### Data section
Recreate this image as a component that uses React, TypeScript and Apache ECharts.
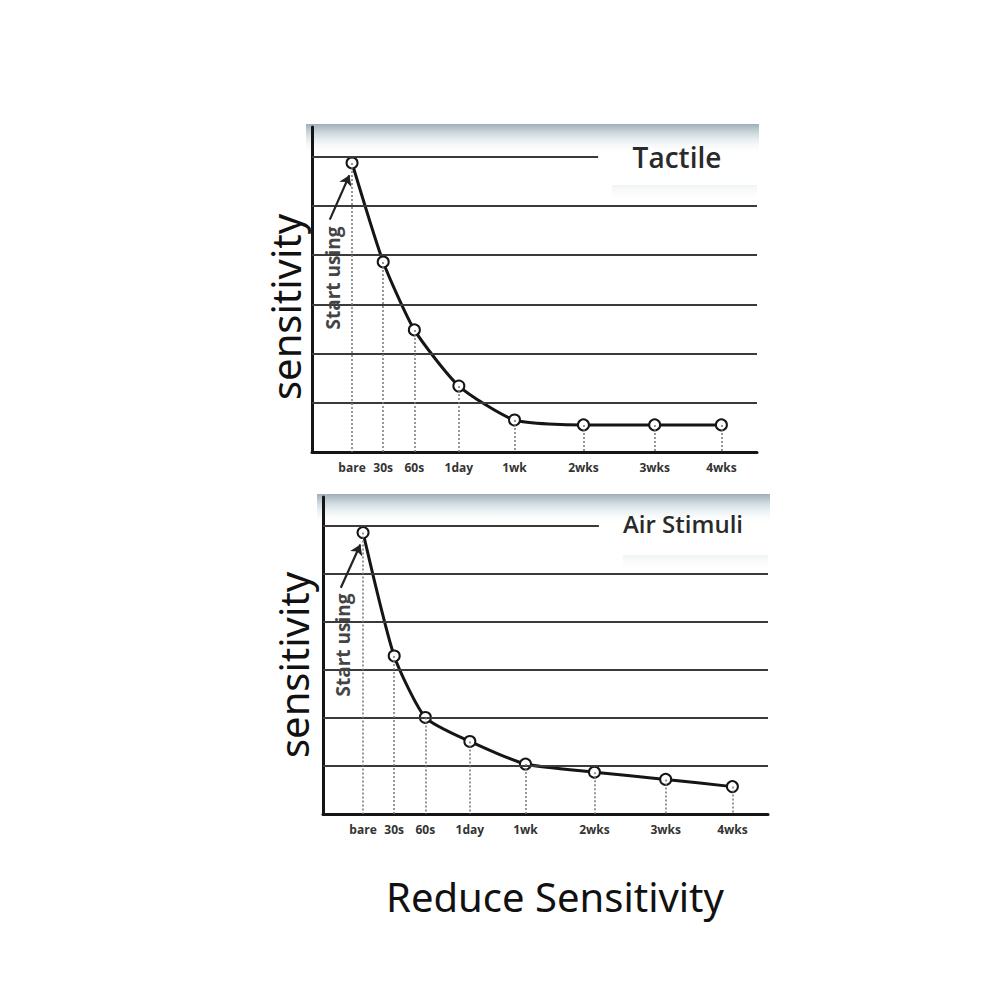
import React, { useEffect, useRef } from "react";
import * as echarts from "echarts";

// ---- data ----
const timeLabels = ["bare", "30s", "60s", "1day", "1wk", "2wks", "3wks", "4wks"];
const timePositions = [9, 16, 23, 33, 45.5, 61, 77, 92];
const tactileValues = [5.87, 3.86, 2.48, 1.34, 0.65, 0.55, 0.55, 0.55];
const airValues = [5.86, 3.29, 2.01, 1.51, 1.04, 0.87, 0.72, 0.57];
const gridLevels = [1, 2, 3, 4, 5];
const topLevel = 6;
const topLineEnds = [64.3, 62];
const panelTitles = ["Tactile", "Air Stimuli"];
const yAxisName = "sensitivity";
const footerTitle = "Reduce Sensitivity";
const annotation = "Start using";

const panelValues = [tactileValues, airValues];

const grids = [
  { left: 312, top: 127, width: 445, height: 325 },
  { left: 323, top: 497, width: 445, height: 317 },
];

function buildOption() {
  const xAxes: any[] = [];
  const yAxes: any[] = [];
  const series: any[] = [];
  panelValues.forEach((values, p) => {
    xAxes.push({
      type: "value",
      gridIndex: p,
      min: 0,
      max: 100,
      axisLine: { show: true, lineStyle: { color: "#151515", width: 3 } },
      axisTick: { show: false },
      splitLine: { show: false },
      axisLabel: {
        show: true,
        customValues: timePositions,
        formatter: (v: number) => {
          const i = timePositions.indexOf(v);
          return i >= 0 ? timeLabels[i] : "";
        },
        margin: 9,
        fontSize: 12,
        fontWeight: "bold",
        color: "#333",
        fontFamily: "Open Sans",
        hideOverlap: false,
      },
    });
    yAxes.push({
      type: "value",
      gridIndex: p,
      min: 0,
      max: 6.6,
      interval: 1,
      axisLine: { show: true, lineStyle: { color: "#151515", width: 3 } },
      axisTick: { show: false },
      axisLabel: { show: false },
      splitLine: { show: false },
    });
    const data = timePositions.map((x, i) => [x, values[i]]);
    const gridStyle = { color: "#3a3a3a", width: 2, type: "solid" };
    series.push({
      type: "line",
      xAxisIndex: p,
      yAxisIndex: p,
      data: [],
      z: 1,
      silent: true,
      markLine: {
        silent: true,
        symbol: ["none", "none"],
        label: { show: false },
        animation: false,
        data: [
          ...gridLevels.map((v) => ({ yAxis: v, lineStyle: gridStyle })),
          [
            { coord: [0, topLevel], lineStyle: gridStyle },
            { coord: [topLineEnds[p], topLevel] },
          ],
          ...data.map(([x, y]) => [
            { coord: [x, y], lineStyle: { color: "#777", width: 1.5, type: [2, 2] } },
            { coord: [x, 0] },
          ]),
        ],
      },
    });
    series.push({
      type: "line",
      xAxisIndex: p,
      yAxisIndex: p,
      data,
      z: 3,
      smooth: 0.2,
      symbol: "emptyCircle",
      symbolSize: 11,
      showSymbol: true,
      lineStyle: { color: "#151515", width: 3 },
      itemStyle: { color: "#151515", borderColor: "#151515", borderWidth: 2.6 },
      markLine: {
        silent: true,
        label: { show: false },
        animation: false,
        data: [
          [
            {
              coord: [data[0][0] - 5, data[0][1] - 1.15],
              symbol: "none",
              lineStyle: { color: "#222", width: 2.2, type: "solid", curveness: -0.1 },
            },
            { coord: [data[0][0] - 0.6, data[0][1] - 0.25], symbol: "arrow", symbolSize: 10 },
          ],
        ],
      },
    });
  });

  const graphics: any[] = [];
  grids.forEach((g, p) => {
    graphics.push({
      type: "rect",
      z: -1,
      shape: { x: g.left - 6, y: g.top - 3, width: g.width + 8, height: 30 },
      style: {
        fill: new echarts.graphic.LinearGradient(0, 0, 0, 1, [
          { offset: 0, color: "rgba(105,130,145,0.65)" },
          { offset: 0.5, color: "rgba(170,190,200,0.3)" },
          { offset: 1, color: "rgba(255,255,255,0)" },
        ]),
      },
    });
    graphics.push({
      type: "rect",
      z: -1,
      shape: { x: g.left + 300, y: g.top + 58, width: 145, height: 18 },
      style: {
        fill: new echarts.graphic.LinearGradient(0, 0, 0, 1, [
          { offset: 0, color: "rgba(170,190,200,0.18)" },
          { offset: 1, color: "rgba(255,255,255,0)" },
        ]),
      },
    });
    graphics.push({
      type: "text",
      z: 10,
      x: p === 0 ? 677 : 683,
      y: p === 0 ? 157 : 523,
      style: {
        text: panelTitles[p],
        fontSize: p === 0 ? 28 : 24,
        fontWeight: 600,
        fontFamily: "Open Sans",
        fill: "#2a2a2a",
        textAlign: "center",
        textVerticalAlign: "middle",
      },
    });
    graphics.push({
      type: "text",
      z: 10,
      x: p === 0 ? 333 : 343,
      y: p === 0 ? 278 : 645,
      rotation: Math.PI / 2,
      style: {
        text: annotation,
        fontSize: 19,
        fontWeight: "bold",
        fontFamily: "Open Sans",
        fill: "#444",
        textAlign: "center",
        textVerticalAlign: "middle",
      },
    });
    graphics.push({
      type: "text",
      z: 10,
      x: p === 0 ? 285 : 293,
      y: p === 0 ? 307 : 665,
      rotation: Math.PI / 2,
      style: {
        text: yAxisName,
        fontSize: 40,
        fontFamily: "Noto Sans",
        fill: "#111",
        textAlign: "center",
        textVerticalAlign: "middle",
      },
    });
  });
  graphics.push({
    type: "text",
    x: 555,
    y: 896,
    style: {
      text: footerTitle,
      fontSize: 40,
      fontFamily: "Noto Sans",
      fill: "#111",
      textAlign: "center",
      textVerticalAlign: "middle",
    },
  });

  return {
    animation: false,
    backgroundColor: "#ffffff",
    grid: grids.map((g) => ({ ...g, containLabel: false })),
    xAxis: xAxes,
    yAxis: yAxes,
    series,
    graphic: graphics,
  };
}

export default function App() {
  const ref = useRef<HTMLDivElement>(null);
  useEffect(() => {
    document.body.style.margin = "0";
    if (!ref.current) return;
    const chart = echarts.init(ref.current, undefined, { renderer: "svg" });
    chart.setOption(buildOption() as any);
    return () => chart.dispose();
  }, []);
  return <div ref={ref} style={{ width: 1000, height: 1000 }} />;
}
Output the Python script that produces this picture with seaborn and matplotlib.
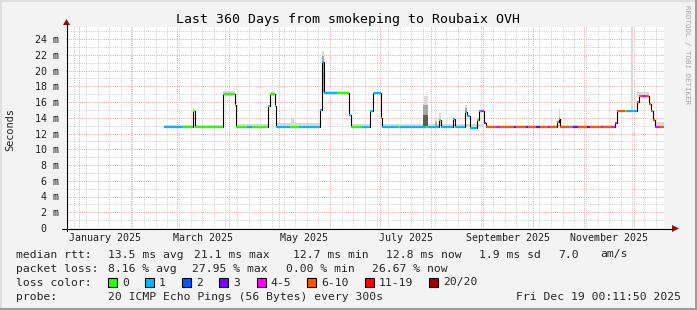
import matplotlib
matplotlib.use("Agg")
import matplotlib.pyplot as plt
import matplotlib.dates as mdates
from matplotlib.patches import Rectangle, Polygon
import numpy as np
import pandas as pd
import seaborn as sns

# ------------------------------------------------------------------ data
title = "Last 360 Days from smokeping to Roubaix OVH"
graph_end = "2025-12-19 00:11:50"
graph_days = 360

# median rtt steps (ms) and loss class per step
seg_edges = [
    "2025-02-21 00:00", "2025-03-04 12:00", "2025-03-10 06:00", "2025-03-11 09:00",
    "2025-03-28 12:00", "2025-04-04 22:00", "2025-04-05 12:00", "2025-04-12 00:00",
    "2025-04-15 00:00", "2025-04-24 12:00", "2025-04-25 22:00", "2025-04-28 22:00",
    "2025-04-29 10:00", "2025-05-08 00:00", "2025-05-13 00:00", "2025-05-26 00:00",
    "2025-05-27 04:00", "2025-05-28 10:00", "2025-06-05 00:00", "2025-06-12 14:00",
    "2025-06-13 12:00", "2025-06-20 00:00", "2025-06-25 02:00", "2025-06-26 14:00",
    "2025-07-01 10:00", "2025-07-02 12:00", "2025-07-12 00:00", "2025-07-13 00:00",
    "2025-07-29 00:00", "2025-07-30 00:00", "2025-08-05 14:00", "2025-08-06 19:00",
    "2025-08-13 19:00", "2025-08-15 05:00", "2025-08-21 07:00", "2025-08-22 12:00",
    "2025-08-24 07:00", "2025-08-28 12:00", "2025-08-29 12:00", "2025-08-31 00:00",
    "2025-09-01 17:00", "2025-09-02 22:00", "2025-09-09 00:00", "2025-09-11 12:00",
    "2025-09-20 00:00", "2025-09-21 00:00", "2025-09-26 18:00", "2025-09-28 00:00",
    "2025-10-03 00:00", "2025-10-05 12:00", "2025-10-10 00:00", "2025-10-11 12:00",
    "2025-10-15 10:00", "2025-10-16 20:00", "2025-10-17 10:00", "2025-10-23 00:00",
    "2025-10-24 00:00", "2025-10-25 00:00", "2025-10-28 00:00", "2025-11-02 10:00",
    "2025-11-04 12:00", "2025-11-10 22:00", "2025-11-12 12:00", "2025-11-18 00:00",
    "2025-11-19 12:00", "2025-11-20 22:00", "2025-11-25 12:00", "2025-11-26 12:00",
    "2025-11-27 12:00", "2025-12-02 22:00", "2025-12-04 02:00", "2025-12-06 00:00",
    "2025-12-08 00:00", "2025-12-10 02:00", "2025-12-11 00:00", "2025-12-12 10:00",
    "2025-12-13 10:00", "2025-12-16 12:00", "2025-12-19 00:00",
]
seg_median = [
    12.85, 12.85, 14.8, 12.85, 17.0, 15.6, 12.85, 12.85, 12.85, 15.5, 17.0, 15.5,
    12.85, 12.85, 12.85, 15.0, 21.1, 17.1, 17.1, 14.35, 12.85, 12.85, 14.9, 17.1,
    14.0, 12.85, 12.85, 12.85, 12.85, 12.85, 13.7, 12.85, 13.8, 12.85, 14.77, 14.2,
    12.65, 13.7, 14.86, 14.86, 13.3, 12.85, 12.85, 12.85, 12.85, 12.85, 12.85, 12.85,
    12.85, 12.85, 12.85, 12.85, 13.4, 13.8, 12.85, 12.85, 12.85, 12.85, 12.85, 12.85,
    12.85, 12.85, 12.85, 12.85, 13.3, 14.8, 14.8, 14.8, 14.8, 16.0, 16.76, 16.76,
    16.76, 15.7, 14.8, 13.7, 12.85, 12.85,
]
seg_loss = [
    1, 0, 0, 0, 0, 1, 0, 1, 0, 0, 0, 1,
    1, 0, 1, 1, 1, 1, 0, 1, 0, 1, 1, 1,
    1, 1, 0, 1, 0, 1, 0, 1, 1, 1, 1, 1,
    1, 0, 1, 4, 3, 5, 4, 5, 3, 5, 3, 5,
    3, 5, 4, 5, 5, 5, 5, 1, 5, 3, 5, 3,
    5, 4, 5, 4, 4, 5, 0, 5, 1, 5, 5, 4,
    5, 5, 5, 5, 4, 5,
]

# smoke (spread of the 20 pings): light, mid and dark layers
smoke_light_start = ["2025-02-21 00:00", "2025-03-28 12:00", "2025-04-05 12:00", "2025-04-25 22:00",
                     "2025-04-29 10:00", "2025-05-08 12:00", "2025-05-27 04:00", "2025-05-28 10:00",
                     "2025-06-13 12:00", "2025-06-26 14:00", "2025-07-02 12:00", "2025-07-27 12:00",
                     "2025-08-03 06:00", "2025-08-05 14:00", "2025-08-21 07:00", "2025-09-02 22:00",
                     "2025-10-17 00:00", "2025-11-20 22:00", "2025-11-29 02:00", "2025-12-03 00:00",
                     "2025-12-13 10:00"]
smoke_light_end = ["2025-03-28 12:00", "2025-04-04 22:00", "2025-04-24 12:00", "2025-04-28 22:00",
                   "2025-05-26 00:00", "2025-05-10 00:00", "2025-05-28 10:00", "2025-06-12 14:00",
                   "2025-06-25 02:00", "2025-07-01 10:00", "2025-09-01 17:00", "2025-07-30 00:00",
                   "2025-08-04 10:00", "2025-08-06 19:00", "2025-08-22 12:00", "2025-11-19 12:00",
                   "2025-10-17 14:00", "2025-12-02 22:00", "2025-11-30 06:00", "2025-12-10 02:00",
                   "2025-12-19 00:00"]
smoke_light_lo = [12.8, 16.9, 12.8, 16.9, 12.8, 12.85, 17.1, 17.0, 12.8, 17.0, 12.8, 12.85,
                  12.85, 12.85, 14.7, 12.8, 12.85, 14.7, 14.8, 16.7, 12.8]
smoke_light_hi = [13.1, 17.35, 13.15, 17.3, 13.35, 13.8, 22.5, 17.45, 13.15, 17.3, 13.15, 16.8,
                  13.7, 14.6, 15.6, 13.05, 15.1, 15.0, 26.0, 17.3, 13.4]

smoke_mid_start = ["2025-05-27 04:00", "2025-07-27 00:00", "2025-08-21 07:00", "2025-08-03 06:00"]
smoke_mid_end = ["2025-05-28 10:00", "2025-07-30 00:00", "2025-08-22 12:00", "2025-08-04 10:00"]
smoke_mid_lo = [17.1, 12.85, 14.7, 12.85]
smoke_mid_hi = [21.9, 15.6, 15.2, 13.5]

smoke_dark_start = ["2025-07-26 18:00"]
smoke_dark_end = ["2025-07-30 00:00"]
smoke_dark_lo = [12.85]
smoke_dark_hi = [14.3]

y_ticks = [0, 2, 4, 6, 8, 10, 12, 14, 16, 18, 20, 22, 24]
y_tick_labels = ["0  ", "2 m", "4 m", "6 m", "8 m", "10 m", "12 m", "14 m",
                 "16 m", "18 m", "20 m", "22 m", "24 m"]
month_label_text = ["January 2025", "March 2025", "May 2025", "July 2025",
                    "September 2025", "November 2025"]
month_label_month = ["2025-01", "2025-03", "2025-05", "2025-07", "2025-09", "2025-11"]

loss_labels = ["0", "1", "2", "3", "4-5", "6-10", "11-19", "20/20"]
loss_colors = ["#26ff00", "#00b8ff", "#0059ff", "#7e00ff", "#ff00ff",
               "#ff5500", "#ff0000", "#a10000"]

rtt_items = ["13.5 ms avg", "21.1 ms max", "12.7 ms min", "12.8 ms now",
             "1.9 ms sd", "7.0", "am/s"]
loss_items = ["8.16 % avg", "27.95 % max", "0.00 % min", "26.67 % now"]
probe_text = "20 ICMP Echo Pings (56 Bytes) every 300s"
stamp_text = "Fri Dec 19 00:11:50 2025"

# ------------------------------------------------------------------ style
sns.set_style("white")
MONO = ["DejaVu Sans Mono"]
plt.rcParams["font.family"] = MONO

W, H = 697, 310
BG = "#f3f3f3"
MGRID = "#f3a2a2"
GRID = "#d0d0d0"
AXC = "#000000"
ARROW = "#8b1010"

PL, PR, PB, PT = 66, 664, 228, 27
PX_PER_MS = 7.875


def ts(s):
    return pd.Timestamp(s)


fig = plt.figure(figsize=(W / 100, H / 100), dpi=100, facecolor=BG)
ax = fig.add_axes([PL / W, 1 - PB / H, (PR - PL) / W, (PB - PT) / H])
ax.set_facecolor("white")

t_end = ts(graph_end)
t_start = t_end - pd.Timedelta(days=graph_days)

edges = [ts(s) for s in seg_edges]


def smoke(starts, ends, los, his, color, z):
    for s, e, lo, hi in zip(starts, ends, los, his):
        ax.fill_between(mdates.date2num([ts(s), ts(e)]), [lo, lo], [hi, hi],
                        color=color, lw=0, zorder=z)


smoke(smoke_light_start, smoke_light_end, smoke_light_lo, smoke_light_hi, "#d9d9d9", 2.0)
smoke(smoke_mid_start, smoke_mid_end, smoke_mid_lo, smoke_mid_hi, "#a6a6a6", 2.1)
smoke(smoke_dark_start, smoke_dark_end, smoke_dark_lo, smoke_dark_hi, "#5c5c5c", 2.2)

# black median step line
med_df = pd.DataFrame({"t": mdates.date2num(edges), "ms": seg_median + [seg_median[-1]]})
sns.lineplot(data=med_df, x="t", y="ms", ax=ax, color="black", lw=0.8,
             drawstyle="steps-post", estimator=None, sort=False, zorder=3)

# loss-coloured median segments
ax.hlines(seg_median, mdates.date2num(edges[:-1]), mdates.date2num(edges[1:]),
          colors=[loss_colors[k] for k in seg_loss], lw=1.5, zorder=4,
          capstyle="butt")

ax.set_xlim(mdates.date2num(t_start), mdates.date2num(t_end))
ax.set_ylim(0, (PB - PT) / PX_PER_MS)

# grid
ax.set_yticks(y_ticks)
ax.set_yticks([v + 1 for v in y_ticks], minor=True)
ax.set_yticklabels(y_tick_labels)
month_starts = pd.date_range("2025-01-01", "2025-12-01", freq="MS")
weeks = pd.date_range("2024-12-29", "2025-12-14", freq="7D")
ax.set_xticks(mdates.date2num(month_starts))
ax.set_xticks(mdates.date2num(weeks), minor=True)
ax.set_xticklabels([])
dot = (0, (1, 1.2))
ax.grid(which="minor", color=GRID, lw=0.72, ls=dot, zorder=0)
ax.grid(which="major", color=MGRID, lw=0.72, ls=dot, zorder=0.5)
ax.set_axisbelow(True)
for sp in ax.spines.values():
    sp.set_visible(False)
ax.tick_params(axis="y", which="major", direction="out", length=2.5, width=0.7,
               color="#404040", labelsize=7.2, pad=2.5, labelcolor="#202020")
ax.tick_params(axis="y", which="minor", direction="out", length=1.5, width=0.7,
               color="#909090")
ax.tick_params(axis="x", which="major", direction="inout", length=4, width=0.7,
               color="#e07070")
ax.tick_params(axis="x", which="minor", direction="in", length=2, width=0.7,
               color="#909090")
ax.set_xlabel("")
ax.set_ylabel("")

for txt, m in zip(month_label_text, month_label_month):
    a = ts(m + "-01")
    b = a + pd.offsets.MonthBegin(1)
    mid = a + (b - a) / 2
    ax.text(mdates.date2num(mid), -10 / (PB - PT), txt, transform=ax.get_xaxis_transform(),
            ha="center", va="center", fontsize=7.2, color="#202020")

# ------------------------------------------------------------------ overlay (pixel coords)
ov = fig.add_axes([0, 0, 1, 1], zorder=10)
ov.set_xlim(0, W)
ov.set_ylim(H, 0)
ov.axis("off")
ov.patch.set_alpha(0)

# frame
ov.plot([0.5, W - 0.5], [0.5, 0.5], color="#dcdcdc", lw=1.2)
ov.plot([0.5, 0.5], [0.5, H - 0.5], color="#dcdcdc", lw=1.2)
ov.plot([W - 1, W - 1], [0, H], color="#9c9c9c", lw=1.5)
ov.plot([0, W], [H - 1, H - 1], color="#9c9c9c", lw=1.5)

# axes with arrows
ov.plot([PL + 0.5, PL + 0.5], [PB + 3, PT - 3], color=AXC, lw=0.8)
ov.add_patch(Polygon([[PL - 3, PT - 2], [PL + 4, PT - 2], [PL + 0.5, PT - 8]],
                     closed=True, color=ARROW, lw=0))
ov.plot([PL - 4, PR + 8], [PB + 0.5, PB + 0.5], color=AXC, lw=0.8)
ov.add_patch(Polygon([[PR + 8, PB - 3], [PR + 8, PB + 4], [PR + 15, PB + 0.5]],
                     closed=True, color=ARROW, lw=0))

# title / labels
ov.text(348, 19.5, title, ha="center", va="center", fontsize=9.5, color="black")
ov.text(10, (PB + PT) / 2 + 2, "Seconds", rotation=90, ha="center", va="center",
        fontsize=7.4, color="#202020")
ov.text(687, 5, "RRDTOOL / TOBI OETIKER", rotation=270, ha="center", va="top",
        fontsize=5.4, color="#a8a8a8")

# legend
FS = 8.2
rows = [254.5, 268.5, 282.5, 296.5]
ov.text(15.6, rows[0], "median rtt:", ha="left", va="center", fontsize=FS)
for x, s in zip([107.6, 194, 293, 386, 479, 558, 600], rtt_items):
    ov.text(x, rows[0], s, ha="left", va="center", fontsize=FS)
ov.text(15.6, rows[1], "packet loss:", ha="left", va="center", fontsize=FS)
for x, s in zip([107.6, 192, 286, 372], loss_items):
    ov.text(x, rows[1], s, ha="left", va="center", fontsize=FS)
ov.text(15.6, rows[2], "loss color:", ha="left", va="center", fontsize=FS)
box_x = [108, 145, 182, 219, 256.5, 307, 365, 429]
for bx, lab, col in zip(box_x, loss_labels, loss_colors):
    ov.add_patch(Rectangle((bx, rows[2] - 4.5), 9, 9, facecolor=col,
                           edgecolor="black", lw=0.8))
    ov.text(bx + 14, rows[2], lab, ha="left", va="center", fontsize=FS)
ov.text(15.6, rows[3], "probe:", ha="left", va="center", fontsize=FS)
ov.text(107.6, rows[3], probe_text, ha="left", va="center", fontsize=FS)
ov.text(681, rows[3], stamp_text, ha="right", va="center", fontsize=FS)

fig.savefig("out.png", dpi=100, facecolor=BG)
######
* **Required task**
Quote word for word only the lines above from the one containing "Output the Python" through the one containing "graph_days = 360". Pictures stay out of your copy.

* **Task result**
Output the Python script that produces this picture with seaborn and matplotlib.
import matplotlib
matplotlib.use("Agg")
import matplotlib.pyplot as plt
import matplotlib.dates as mdates
from matplotlib.patches import Rectangle, Polygon
import numpy as np
import pandas as pd
import seaborn as sns

# ------------------------------------------------------------------ data
title = "Last 360 Days from smokeping to Roubaix OVH"
graph_end = "2025-12-19 00:11:50"
graph_days = 360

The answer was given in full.